At the beginning of the Torah portion of Emor, The Torah outlines the physical requirements for a Kohen (priest) to serve in the Bait Hamikdash (Holy Temple) in Yerushalayim (Jerusalem). A variety of physical blemishes and disabilities – although they do not remove his priestly status (which is inherited) – will disqualify him from performing the holy service. Seemingly, a servant of God is a spiritual responsibility and therefore the only thing that should disqualify a priest is some type of significant spiritual blemish. Why should it matter if a Kohen has one leg that is longer than the other or some other physical defect?
As is well known, FDR, the 32nd President was crippled from Polio. There are only 3 extant photographs of him in a wheel chair. The president correctly assumed that if people saw his disability they would question his ability to lead them. While there is absolutely no correlation between having full use of your lower body and effective leadership skills, FDR understood human nature and the tendency to perceive physical stature as indicative of one’s leadership (or other inner) capacities.

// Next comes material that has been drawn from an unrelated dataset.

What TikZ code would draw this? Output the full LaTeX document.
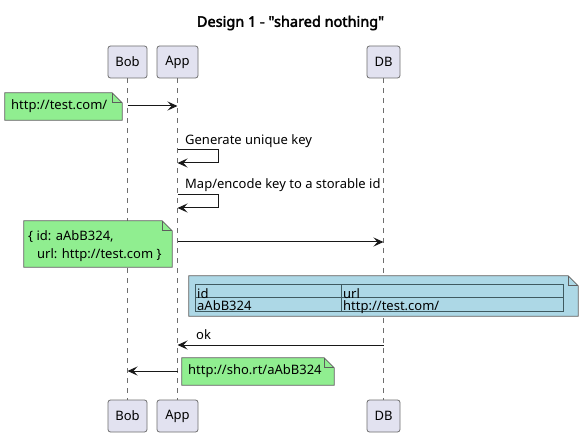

All human beings, regardless of their abilities, are created B’tzelm Elokim (In the image of God) and it is not the Torah’s intent to imply that a physically handicapped Kohen is somehow inferior to his brother. Yet the Torah, as a pragmatic guide to life recognizes what the people expect from a Kohen. As their representative in the Bait Hamikdash, the Kohen represents their highest spiritual strivings. Given the human tendency to view the physical as a reflection of the spiritual, the Torah has physical requirements necessary for a Kohen to serve in that capacity. Interestingly, a Kohen disqualified because of a blemish or physical handicap MAY partake of the offerings and perform other tasks that are entirely private.
If we apply this concept to one aspect of our outer appearance – our dress – we come to a powerful conclusion: Hashem loves us regardless of what we wear, yet as His representatives in this world, and a source of inspiration to others, we do our best to look the part.
When we focus on the nature of this responsibility, no longer is careful grooming and quality clothing a self serving pursuit, in fact, it can be divine.